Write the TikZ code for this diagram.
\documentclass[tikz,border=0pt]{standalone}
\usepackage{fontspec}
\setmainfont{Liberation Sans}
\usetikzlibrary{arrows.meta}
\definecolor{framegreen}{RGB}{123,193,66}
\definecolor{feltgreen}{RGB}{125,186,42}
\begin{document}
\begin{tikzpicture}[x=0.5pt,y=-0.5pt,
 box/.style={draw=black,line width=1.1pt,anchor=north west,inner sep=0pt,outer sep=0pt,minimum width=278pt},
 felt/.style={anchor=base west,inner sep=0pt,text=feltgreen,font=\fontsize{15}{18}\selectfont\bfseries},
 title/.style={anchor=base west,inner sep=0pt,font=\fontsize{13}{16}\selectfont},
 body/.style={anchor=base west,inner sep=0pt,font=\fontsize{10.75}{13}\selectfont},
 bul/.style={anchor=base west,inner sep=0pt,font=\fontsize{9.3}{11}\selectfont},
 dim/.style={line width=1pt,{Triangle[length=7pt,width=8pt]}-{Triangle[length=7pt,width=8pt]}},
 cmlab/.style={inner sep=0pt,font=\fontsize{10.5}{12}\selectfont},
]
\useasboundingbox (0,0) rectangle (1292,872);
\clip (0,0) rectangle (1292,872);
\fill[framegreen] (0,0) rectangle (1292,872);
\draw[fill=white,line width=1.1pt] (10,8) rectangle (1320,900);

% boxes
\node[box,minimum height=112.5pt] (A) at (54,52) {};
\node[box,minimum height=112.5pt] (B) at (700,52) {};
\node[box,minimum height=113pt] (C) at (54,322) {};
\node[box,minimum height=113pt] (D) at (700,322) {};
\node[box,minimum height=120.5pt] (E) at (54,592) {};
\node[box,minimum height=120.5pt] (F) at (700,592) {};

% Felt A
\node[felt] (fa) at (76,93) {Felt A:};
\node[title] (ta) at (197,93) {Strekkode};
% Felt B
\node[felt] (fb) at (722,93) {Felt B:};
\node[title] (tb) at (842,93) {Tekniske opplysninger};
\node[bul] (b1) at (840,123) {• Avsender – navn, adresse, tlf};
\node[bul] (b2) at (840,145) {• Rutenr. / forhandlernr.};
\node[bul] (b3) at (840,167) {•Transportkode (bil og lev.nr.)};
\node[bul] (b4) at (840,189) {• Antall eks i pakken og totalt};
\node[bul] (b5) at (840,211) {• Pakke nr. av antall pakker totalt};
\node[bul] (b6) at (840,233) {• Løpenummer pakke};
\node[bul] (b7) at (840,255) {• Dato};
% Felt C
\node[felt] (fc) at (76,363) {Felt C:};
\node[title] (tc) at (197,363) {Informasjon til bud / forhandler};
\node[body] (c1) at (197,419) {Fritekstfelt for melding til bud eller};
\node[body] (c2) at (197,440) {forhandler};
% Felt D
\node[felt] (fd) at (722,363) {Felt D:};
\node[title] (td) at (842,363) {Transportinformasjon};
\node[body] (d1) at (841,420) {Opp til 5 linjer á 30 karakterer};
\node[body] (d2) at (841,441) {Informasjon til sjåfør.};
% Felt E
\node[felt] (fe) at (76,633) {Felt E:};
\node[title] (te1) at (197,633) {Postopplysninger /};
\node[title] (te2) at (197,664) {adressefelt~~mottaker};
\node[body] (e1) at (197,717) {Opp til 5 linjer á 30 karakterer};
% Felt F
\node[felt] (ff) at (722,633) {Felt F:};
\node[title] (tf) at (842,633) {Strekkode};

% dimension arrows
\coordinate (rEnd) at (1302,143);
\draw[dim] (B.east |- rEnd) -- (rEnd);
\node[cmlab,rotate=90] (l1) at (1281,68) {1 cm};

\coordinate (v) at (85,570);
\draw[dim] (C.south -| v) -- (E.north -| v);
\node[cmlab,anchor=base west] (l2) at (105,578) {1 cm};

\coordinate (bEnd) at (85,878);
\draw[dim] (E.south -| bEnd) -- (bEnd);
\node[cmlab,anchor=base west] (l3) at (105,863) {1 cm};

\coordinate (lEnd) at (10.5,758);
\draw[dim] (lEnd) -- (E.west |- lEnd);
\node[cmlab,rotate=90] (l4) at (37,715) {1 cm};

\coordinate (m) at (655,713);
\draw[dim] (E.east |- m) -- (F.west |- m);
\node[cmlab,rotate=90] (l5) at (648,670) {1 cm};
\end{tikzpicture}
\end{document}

■ ■ ■ ■ ■ ■ ■

Required work: From the first line of the data through the line with "(10,8) rectangle (1320,900);", quote each line exactly and add nothing else.

Expected answer:
Write the TikZ code for this diagram.
\documentclass[tikz,border=0pt]{standalone}
\usepackage{fontspec}
\setmainfont{Liberation Sans}
\usetikzlibrary{arrows.meta}
\definecolor{framegreen}{RGB}{123,193,66}
\definecolor{feltgreen}{RGB}{125,186,42}
\begin{document}
\begin{tikzpicture}[x=0.5pt,y=-0.5pt,
 box/.style={draw=black,line width=1.1pt,anchor=north west,inner sep=0pt,outer sep=0pt,minimum width=278pt},
 felt/.style={anchor=base west,inner sep=0pt,text=feltgreen,font=\fontsize{15}{18}\selectfont\bfseries},
 title/.style={anchor=base west,inner sep=0pt,font=\fontsize{13}{16}\selectfont},
 body/.style={anchor=base west,inner sep=0pt,font=\fontsize{10.75}{13}\selectfont},
 bul/.style={anchor=base west,inner sep=0pt,font=\fontsize{9.3}{11}\selectfont},
 dim/.style={line width=1pt,{Triangle[length=7pt,width=8pt]}-{Triangle[length=7pt,width=8pt]}},
 cmlab/.style={inner sep=0pt,font=\fontsize{10.5}{12}\selectfont},
]
\useasboundingbox (0,0) rectangle (1292,872);
\clip (0,0) rectangle (1292,872);
\fill[framegreen] (0,0) rectangle (1292,872);
\draw[fill=white,line width=1.1pt] (10,8) rectangle (1320,900);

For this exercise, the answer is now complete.